Stated task: Copy out exactly the lines spanning the line with "Give me the matplotlib source for this chart." to the line with "plt.rcParams['font.family'] = ['Noto", inclusive, from the data underneath, with no pictures.

Records for the task:
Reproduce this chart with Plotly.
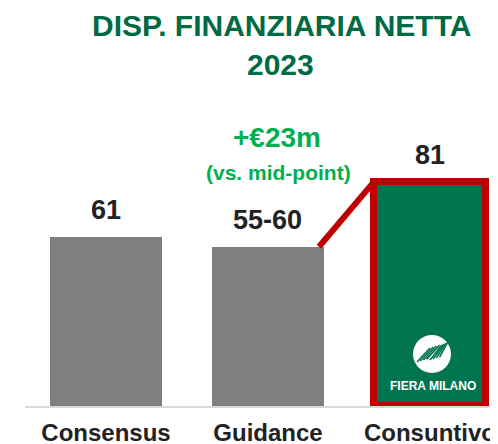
import plotly.graph_objects as go

# ---- data ----
categories = ["Consensus", "Guidance", "Consuntivo"]
values = [61, 57.5, 81]
value_labels = ["61", "55-60", "81"]
title_lines = ["DISP. FINANZIARIA NETTA", "2023"]
delta_text = "+€23m"
delta_sub = "(vs. mid-point)"
logo_text = "FIERA MILANO"

# ---- style ----
FONT = "Liberation Sans, Arial, sans-serif"
GRAY = "#7F7F7F"
GREEN = "#00744F"
RED = "#C00000"
TITLE_GREEN = "#006A45"
BRIGHT_GREEN = "#00B050"
TEXT = "#222222"
OFF = 8  # page body margin
W, H = 498 - OFF, 444 - OFF
L, R, T, B = 25 - OFF, 0, 100 - OFF, 38
BAR_W = 0.69
YMAX = 110.45


def px(xp):
    # xp given in window pixels
    return (xp - OFF - L) / (W - L - R)


def py(yp):
    return (H - B - (yp - OFF)) / (H - T - B)


fig = go.Figure()
fig.add_trace(go.Bar(
    x=list(range(len(categories))),
    y=values,
    width=BAR_W,
    marker=dict(
        color=[GRAY, GRAY, GREEN],
        line=dict(color=["rgba(0,0,0,0)", "rgba(0,0,0,0)", RED], width=[0, 0, 7]),
    ),
    hoverinfo="skip",
))

# value labels
for i, (v, t) in enumerate(zip(values, value_labels)):
    fig.add_annotation(x=i, y=v, text=t, showarrow=False, yanchor="middle",
                       yshift=27, font=dict(family=FONT, size=27, color=TEXT, weight="bold"))

# connector red line guidance -> consuntivo
fig.add_shape(type="line", xref="x", yref="y",
              x0=1 + BAR_W / 2 - 0.03, y0=values[1],
              x1=2 - BAR_W / 2, y1=values[2],
              line=dict(color=RED, width=6), layer="above")

# title
fig.add_annotation(xref="paper", yref="paper", x=px(281), y=py(26), text=title_lines[0],
                   showarrow=False, xanchor="center", yanchor="middle",
                   font=dict(family=FONT, size=30, color=TITLE_GREEN, weight="bold"))
fig.add_annotation(xref="paper", yref="paper", x=px(280), y=py(65), text=title_lines[1],
                   showarrow=False, xanchor="center", yanchor="middle",
                   font=dict(family=FONT, size=30, color=TITLE_GREEN, weight="bold"))

# delta annotation
fig.add_annotation(xref="paper", yref="paper", x=px(277), y=py(137), text=delta_text,
                   showarrow=False, xanchor="center", yanchor="middle",
                   font=dict(family=FONT, size=28, color=BRIGHT_GREEN, weight="bold"))
fig.add_annotation(xref="paper", yref="paper", x=px(278), y=py(172), text=delta_sub,
                   showarrow=False, xanchor="center", yanchor="middle",
                   font=dict(family=FONT, size=21, color=BRIGHT_GREEN, weight="bold"))

# logo: white circle with green stripes + text
cx, cy, r = 432, 354, 19
fig.add_shape(type="circle", xref="paper", yref="paper",
              x0=px(cx - r), x1=px(cx + r), y0=py(cy + r), y1=py(cy - r),
              fillcolor="white", line=dict(width=0), layer="above")
for k in range(4):
    o = k * 3.2
    fig.add_shape(type="line", xref="paper", yref="paper",
                  x0=px(cx - 15 + o), y0=py(cy + 8 - o * 0.3),
                  x1=px(cx - 2 + o), y1=py(cy - 6 - o * 0.3),
                  line=dict(color=GREEN, width=1.6), layer="above")
    fig.add_shape(type="line", xref="paper", yref="paper",
                  x0=px(cx - 2 + o), y0=py(cy + 6 - o * 0.3),
                  x1=px(cx + 10 + o * 0.6), y1=py(cy - 9 - o * 0.3),
                  line=dict(color=GREEN, width=1.6), layer="above")
fig.add_annotation(xref="paper", yref="paper", x=px(433), y=py(386), text=logo_text,
                   showarrow=False, xanchor="center", yanchor="middle",
                   font=dict(family=FONT, size=12, color="white", weight="bold"))

fig.update_layout(
    width=W, height=H,
    margin=dict(l=L, r=R, t=T, b=B),
    paper_bgcolor="white", plot_bgcolor="white",
    showlegend=False,
    bargap=0,
)
fig.update_xaxes(
    range=[-0.5, 2.42],
    tickvals=list(range(len(categories))), ticktext=categories,
    tickfont=dict(family=FONT, size=24, color=TEXT, weight="bold"),
    showgrid=False, zeroline=False, ticks="", ticklabelstandoff=4,
    automargin=False,
    showline=True, linecolor="#D9D9D9", linewidth=2, layer="below traces",
)
fig.update_yaxes(range=[0, YMAX], visible=False, showgrid=False, zeroline=False,
                 automargin=False)

fig.write_html("out.html")
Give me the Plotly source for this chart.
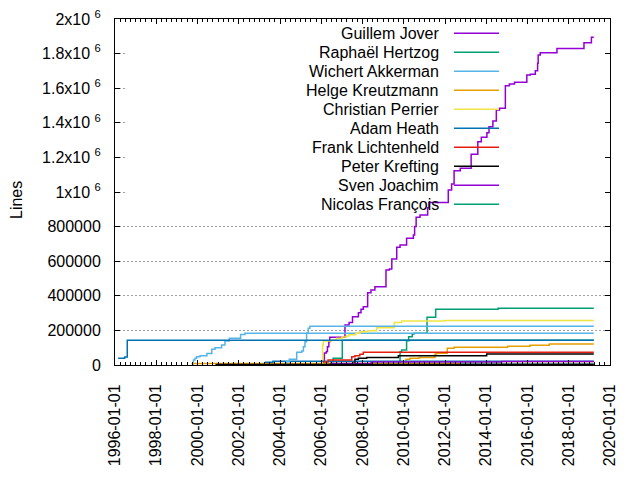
import plotly.graph_objects as go

# dpkg-style "lines per author" history
END_DATE = "2019-03-20"

guillem_dates = ["2005-08-01", "2006-01-25", "2006-02-25", "2006-04-01", "2006-04-20", "2006-05-15",
                 "2006-06-01", "2007-02-25", "2007-05-08", "2007-07-08", "2007-10-20", "2007-12-05",
                 "2008-01-15", "2008-04-01", "2008-05-30", "2008-08-08", "2009-02-20", "2009-04-20",
                 "2009-06-03", "2009-08-29", "2009-10-27", "2010-02-20", "2010-06-20", "2010-07-12",
                 "2010-08-08", "2010-10-16", "2011-02-28", "2011-03-22", "2012-02-28", "2012-04-27",
                 "2012-06-10", "2012-09-27", "2013-04-08", "2013-08-04", "2013-10-05", "2014-01-12",
                 "2014-02-18", "2014-04-28", "2014-06-28", "2014-08-25", "2014-12-05", "2015-02-14",
                 "2015-05-16", "2015-12-20", "2016-02-20", "2016-05-18", "2016-06-28", "2016-07-08",
                 "2016-08-14", "2017-06-06", "2018-09-27", "2019-02-06"]
guillem_lines = [3000, 20000, 70000, 78000, 105000, 135000,
                 160000, 231000, 245000, 279000, 302000, 322000,
                 337000, 418000, 434000, 452000, 549000, 555000,
                 612000, 680000, 694000, 732000, 751000, 800000,
                 854000, 867000, 909000, 940000, 1011000, 1046000,
                 1123000, 1137000, 1218000, 1290000, 1316000, 1343000,
                 1377000, 1410000, 1474000, 1484000, 1614000, 1624000,
                 1634000, 1676000, 1680000, 1701000, 1744000, 1792000,
                 1805000, 1830000, 1863000, 1894000]

raphael_dates = ["2007-03-01", "2009-10-27", "2009-11-24", "2010-02-20", "2010-03-28", "2010-05-30",
                 "2010-07-01", "2011-02-17", "2011-07-20", "2014-07-30"]
raphael_lines = [3000, 77000, 87000, 140000, 164000, 179000,
                 183000, 276000, 322000, 328000]

wichert_dates = ["1999-09-20", "1999-10-20", "1999-11-17", "1999-12-16", "2000-02-14", "2000-06-15",
                 "2000-09-10", "2000-11-06", "2001-03-03", "2001-05-01", "2001-07-16", "2002-02-02",
                 "2002-04-20"]
wichert_lines = [6000, 29000, 39000, 48000, 54000, 67000,
                 91000, 100000, 116000, 139000, 154000, 177000,
                 183000]

helge_dates = ["2009-12-20", "2010-02-10", "2010-04-20", "2010-10-01", "2011-07-08", "2011-08-01",
               "2012-02-10", "2012-06-10", "2015-01-15", "2016-02-15", "2017-01-22"]
helge_lines = [5000, 33000, 39000, 44000, 64000, 68000,
               96500, 102000, 108000, 114000, 121000]

christian_dates = ["2006-01-01", "2006-01-25", "2006-02-05", "2006-07-01", "2006-10-01", "2007-01-01",
                   "2007-03-25", "2007-05-01", "2007-09-01", "2007-11-17", "2008-04-01", "2008-09-08",
                   "2009-07-16", "2009-11-24", "2012-01-01"]
christian_lines = [10000, 116000, 139000, 145000, 154000, 162000,
                   168000, 175000, 183000, 192000, 198000, 216000,
                   246000, 254000, 257000]

adam_dates = ["2003-04-08", "2003-08-28"]
adam_lines = [15600, 21000]

frank_dates = ["2006-02-01", "2006-05-01", "2007-06-25", "2007-08-20", "2007-11-15", "2008-01-15"]
frank_lines = [18000, 29000, 48000, 54000, 62000, 74000]

peter_dates = ["2007-07-01", "2007-08-20", "2007-10-20", "2008-03-15", "2009-09-27", "2014-01-08"]
peter_lines = [10000, 33000, 39000, 44000, 54000, 63000]

sven_dates = ["2006-06-01", "2008-06-01", "2014-10-01"]
sven_lines = [8000, 17000, 20000]

nicolas_dates = ["2006-05-30", "2006-07-30", "2007-01-08"]
nicolas_lines = [19000, 39000, 143000]

# authors drawn but left out of the key
other1_dates = ["1996-02-25", "1996-06-20", "1996-08-05"]
other1_lines = [38700, 46000, 143000]
other2_dates = ["2004-03-28", "2004-04-26", "2004-06-13", "2004-10-23", "2005-01-19", "2005-02-18",
                "2005-03-18", "2005-04-16", "2005-05-15", "2005-06-13"]
other2_lines = [4000, 19000, 33000, 73000, 81000, 106000,
                135000, 183000, 212000, 224000]
other3_dates = ["1999-09-20"]
other3_lines = [8000]
other4_dates = ["2000-11-15"]
other4_lines = [2500]
other5_dates = ["2007-06-01"]
other5_lines = [6000]
other6_dates = ["2012-10-01"]
other6_lines = [6000]

PURPLE, GREEN, LBLUE, ORANGE = '#9400d3', '#009e73', '#56b4e9', '#e69f00'
YELLOW, BLUE, RED, BLACK = '#f0e442', '#0072b2', '#e51e10', '#000000'

# key entries, in key order
key = [
    ("Guillem Jover", PURPLE), ("Raphaël Hertzog", GREEN), ("Wichert Akkerman", LBLUE),
    ("Helge Kreutzmann", ORANGE), ("Christian Perrier", YELLOW), ("Adam Heath", BLUE),
    ("Frank Lichtenheld", RED), ("Peter Krefting", BLACK), ("Sven Joachim", PURPLE),
    ("Nicolas François", GREEN),
]

# draw order (later traces sit on top)
series = [
    ("Guillem Jover", guillem_dates, guillem_lines, PURPLE),
    ("Raphaël Hertzog", raphael_dates, raphael_lines, GREEN),
    ("Nicolas François", nicolas_dates, nicolas_lines, GREEN),
    ("other", other5_dates, other5_lines, GREEN),
    ("Wichert Akkerman", wichert_dates, wichert_lines, LBLUE),
    ("other", other3_dates, other3_lines, ORANGE),
    ("Helge Kreutzmann", helge_dates, helge_lines, ORANGE),
    ("Christian Perrier", christian_dates, christian_lines, YELLOW),
    ("Adam Heath", adam_dates, adam_lines, BLUE),
    ("Frank Lichtenheld", frank_dates, frank_lines, RED),
    ("Peter Krefting", peter_dates, peter_lines, BLACK),
    ("Sven Joachim", sven_dates, sven_lines, PURPLE),
    ("other", other2_dates, other2_lines, LBLUE),
    ("other", other6_dates, other6_lines, LBLUE),
    ("other", other4_dates, other4_lines, BLACK),
    ("other", other1_dates, other1_lines, BLUE),
]

fig = go.Figure()
for name, dates, lines, color in series:
    fig.add_trace(go.Scatter(
        x=dates + [END_DATE], y=lines + [lines[-1]], name=name,
        mode='lines', line=dict(color=color, width=1.5, shape='hv'),
        showlegend=False,
    ))

# opaque key box hides the upper grid lines
fig.add_shape(type='rect', xref='x', yref='y', x0='1996-07-01', x1='2020-01-01',
              y0=900000, y1=2000000, fillcolor='white', line_width=0, layer='between')

# gnuplot-style key: text right-aligned, sample line to its right
PX_L, PX_W, PX_B, PX_H = 115, 495, 365, 346
for i, (name, color) in enumerate(key):
    py = 33.3 + i * 19.0
    yp = (PX_B - py) / PX_H
    fig.add_annotation(x=(441 - PX_L) / PX_W, y=yp, xref='paper', yref='paper',
                       text=name, showarrow=False, xanchor='right', yanchor='middle',
                       font=dict(size=16, color='black'))
    fig.add_shape(type='line', xref='paper', yref='paper',
                  x0=(454 - PX_L) / PX_W, x1=(499 - PX_L) / PX_W, y0=yp, y1=yp,
                  line=dict(color=color, width=1.5))

fig.add_annotation(x=(16 - PX_L) / PX_W, y=(PX_B - 200) / PX_H, xref='paper', yref='paper',
                   text='Lines', textangle=-90, showarrow=False,
                   xanchor='center', yanchor='middle',
                   font=dict(size=16, color='black'))

ytick_vals = [0, 200000, 400000, 600000, 800000, 1000000, 1200000, 1400000, 1600000, 1800000, 2000000]
ytick_text = ["0", "200000", "400000", "600000", "800000", "1x10 <sup>6</sup>", "1.2x10 <sup>6</sup>",
              "1.4x10 <sup>6</sup>", "1.6x10 <sup>6</sup>", "1.8x10 <sup>6</sup>", "2x10 <sup>6</sup>"]

# the page body adds an 8px offset, so the figure is 8px smaller and margins shifted
fig.update_layout(
    width=632, height=472,
    margin=dict(l=107, r=30, t=11, b=115),
    paper_bgcolor='white', plot_bgcolor='white',
    font=dict(family='Liberation Sans, Arial, sans-serif', size=16, color='black'),
    showlegend=False,
    xaxis=dict(
        type='date', range=['1996-01-01', '2020-01-01'], automargin=False,
        tick0='1996-01-01', dtick='M24', tickformat='%Y-%m-%d', tickangle=-90,
        ticks='inside', ticklen=5, tickcolor='black', ticklabelstandoff=12,
        ticklabeloverflow='allow',
        showline=True, linecolor='black', linewidth=1, mirror='allticks',
        showgrid=False, zeroline=False,
        minor=dict(tick0='1996-01-01', dtick='M3', ticks='inside', ticklen=3,
                   tickcolor='black', showgrid=False),
    ),
    yaxis=dict(
        range=[0, 2000000], tickvals=ytick_vals, ticktext=ytick_text, automargin=False,
        ticks='inside', ticklen=5, tickcolor='black', ticklabelstandoff=10,
        ticklabeloverflow='allow',
        showline=True, linecolor='black', linewidth=1, mirror='allticks',
        showgrid=True, gridcolor='#a0a0a0', gridwidth=1, griddash='2px,2px',
        zeroline=False,
    ),
)

fig.write_html("out.html")
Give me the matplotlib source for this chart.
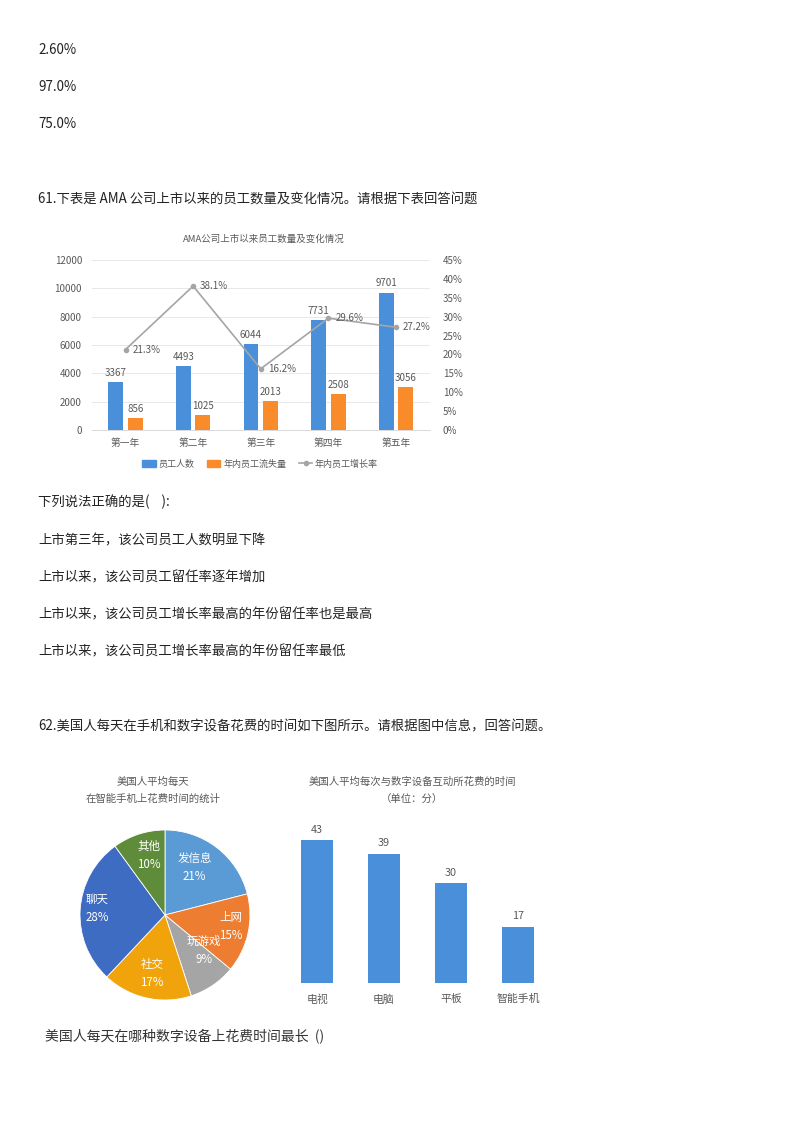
import matplotlib
matplotlib.use("Agg")
import matplotlib.pyplot as plt
import numpy as np
from matplotlib.patches import Patch
from matplotlib.lines import Line2D

plt.rcParams['font.family'] = ['Noto Sans CJK SC', 'DejaVu Sans']

# ===== data
prev_answers = ['2.60%', '97.0%', '75.0%']
q61 = '61.下表是 AMA 公司上市以来的员工数量及变化情况。请根据下表回答问题'
q61_options = ['上市第三年，该公司员工人数明显下降',
               '上市以来，该公司员工留任率逐年增加',
               '上市以来，该公司员工增长率最高的年份留任率也是最高',
               '上市以来，该公司员工增长率最高的年份留任率最低']
q62 = '62.美国人每天在手机和数字设备花费的时间如下图所示。请根据图中信息，回答问题。'
q62_ask = '美国人每天在哪种数字设备上花费时间最长  ()'

years = ['第一年', '第二年', '第三年', '第四年', '第五年']
staff = [3367, 4493, 6044, 7731, 9701]
loss = [856, 1025, 2013, 2508, 3056]
growth = [21.3, 38.1, 16.2, 29.6, 27.2]

pie_labels = ['发信息', '上网', '玩游戏', '社交', '聊天', '其他']
pie_share = [21, 15, 9, 17, 28, 10]

devices = ['电视', '电脑', '平板', '智能手机']
minutes = [43, 39, 30, 17]

W, H = 800, 1132


def fx(px):
    return px / W


def fy(py):
    return 1 - py / H


fig = plt.figure(figsize=(W / 100, H / 100), dpi=100)
fig.patch.set_facecolor('white')

body = dict(fontsize=9.6, color='#222222', va='center', ha='left')

# ===== page text
for i, t in enumerate(prev_answers):
    fig.text(fx(38), fy(50 + 37 * i), t, **body)
fig.text(fx(38), fy(199), q61, **body)
fig.text(fx(38), fy(502), '下列说法正确的是(    ):', **body)
for i, t in enumerate(q61_options):
    fig.text(fx(38), fy(540 + 37 * i), t, **body)
fig.text(fx(38), fy(726), q62, **body)
fig.text(fx(45), fy(1036), q62_ask, fontsize=10, color='#333333', va='center', ha='left')

# ===== chart 1: bars + growth line
grey = '#595959'
blue = '#4A8FDA'
orange = '#F98B2A'
line_c = '#A5A5A5'

ax = fig.add_axes([fx(91.7), fy(430), (429.8 - 91.7) / W, 170 / H])
x = np.arange(len(years))
bw = 0.22
ax.bar(x - 0.145, staff, bw, color=blue, zorder=2)
ax.bar(x + 0.145, loss, bw, color=orange, zorder=2)
for i in range(len(years)):
    ax.annotate(str(staff[i]), (x[i] - 0.145, staff[i]), xytext=(0, 3),
                textcoords='offset points', ha='center', va='bottom', fontsize=7, color=grey)
    ax.annotate(str(loss[i]), (x[i] + 0.145, loss[i]), xytext=(0, 3),
                textcoords='offset points', ha='center', va='bottom', fontsize=7, color=grey)
ax.set_xlim(-0.5, len(years) - 0.5)
ax.set_ylim(0, 12000)
ax.set_yticks(range(0, 12001, 2000))
ax.set_xticks(x)
ax.set_xticklabels(years)
ax.yaxis.grid(True, color='#E8E8E8', lw=0.7, zorder=0)
ax.tick_params(axis='y', length=0, pad=7, labelsize=7, labelcolor=grey)
ax.tick_params(axis='x', length=0, pad=6, labelsize=7, labelcolor=grey)
for s in ['top', 'right', 'left']:
    ax.spines[s].set_visible(False)
ax.spines['bottom'].set_color('#D9D9D9')
ax.spines['bottom'].set_linewidth(0.7)

ax2 = ax.twinx()
ax2.plot(x, growth, color=line_c, lw=1.2, marker='o', ms=3, zorder=3)
for i, g in enumerate(growth):
    ax2.annotate(f'{g}%', (x[i], g), xytext=(5, 0), textcoords='offset points',
                 ha='left', va='center', fontsize=7, color=grey)
ax2.set_ylim(0, 45)
ax2.set_yticks(range(0, 46, 5))
ax2.set_yticklabels([f'{v}%' for v in range(0, 46, 5)])
ax2.tick_params(axis='y', length=0, pad=9.5, labelsize=7, labelcolor=grey)
for s in ax2.spines.values():
    s.set_visible(False)

fig.text(fx(264), fy(239), 'AMA公司上市以来员工数量及变化情况', fontsize=6.8, color=grey,
         ha='center', va='center')
handles = [Patch(color=blue), Patch(color=orange),
           Line2D([], [], color=line_c, lw=1.2, marker='o', ms=3)]
fig.legend(handles, ['员工人数', '年内员工流失量', '年内员工增长率'], loc='center',
           bbox_to_anchor=(fx(260), fy(464)), ncol=3, frameon=False, fontsize=6.5,
           labelcolor=grey, handlelength=1.5, handleheight=0.7, columnspacing=1.4,
           handletextpad=0.3)

# ===== chart 2: pie
pie_colors = ['#5B9BD5', '#ED7D31', '#A5A5A5', '#F0A30A', '#3D6CC2', '#5E8C3A']
axp = fig.add_axes([fx(80), fy(1000), 170 / W, 170 / H])
axp.pie(pie_share, colors=pie_colors, startangle=90, counterclock=False,
        wedgeprops=dict(edgecolor='white', linewidth=0.6))
axp.set_xlim(-1, 1)
axp.set_ylim(-1, 1)
axp.set_aspect('equal')
lab_r = [0.66, 0.79, 0.62, 0.71, 0.8, 0.73]
lab_nudge = [6, 3, 13, 0, -2, -3]
ends = 90 - np.cumsum(pie_share) * 3.6
starts = ends + np.array(pie_share) * 3.6
for i, name in enumerate(pie_labels):
    a = np.deg2rad((starts[i] + ends[i]) / 2 + lab_nudge[i])
    axp.text(lab_r[i] * np.cos(a), lab_r[i] * np.sin(a), f'{name}\n{pie_share[i]}%',
             ha='center', va='center', fontsize=8.3, color='white', linespacing=1.5)

fig.text(fx(153), fy(782), '美国人平均每天', fontsize=7.5, color=grey, ha='center', va='center')
fig.text(fx(153), fy(799), '在智能手机上花费时间的统计', fontsize=7.5, color=grey,
         ha='center', va='center')

# ===== chart 3: bars of minutes
axb = fig.add_axes([fx(283.5), fy(983), 268 / W, 166 / H])
xb = np.arange(len(devices))
axb.bar(xb, minutes, 0.49, color=blue)
for i, m in enumerate(minutes):
    axb.annotate(str(m), (xb[i], m), xytext=(0, 4), textcoords='offset points',
                 ha='center', va='bottom', fontsize=7.8, color=grey)
axb.set_xlim(-0.5, len(devices) - 0.5)
axb.set_ylim(0, 50)
axb.set_xticks(xb)
axb.set_xticklabels(devices)
axb.set_yticks([])
axb.tick_params(axis='x', length=0, pad=8, labelsize=7.8, labelcolor=grey)
for s in axb.spines.values():
    s.set_visible(False)

fig.text(fx(412), fy(782), '美国人平均每次与数字设备互动所花费的时间', fontsize=7.5, color=grey,
         ha='center', va='center')
fig.text(fx(412), fy(800), '（单位：分）', fontsize=7.5, color=grey, ha='center', va='center')

fig.savefig('out.png', dpi=100)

Result for this exercise:
Give me the matplotlib source for this chart.
import matplotlib
matplotlib.use("Agg")
import matplotlib.pyplot as plt
import numpy as np
from matplotlib.patches import Patch
from matplotlib.lines import Line2D

plt.rcParams['font.family'] = ['Noto Sans CJK SC', 'DejaVu Sans']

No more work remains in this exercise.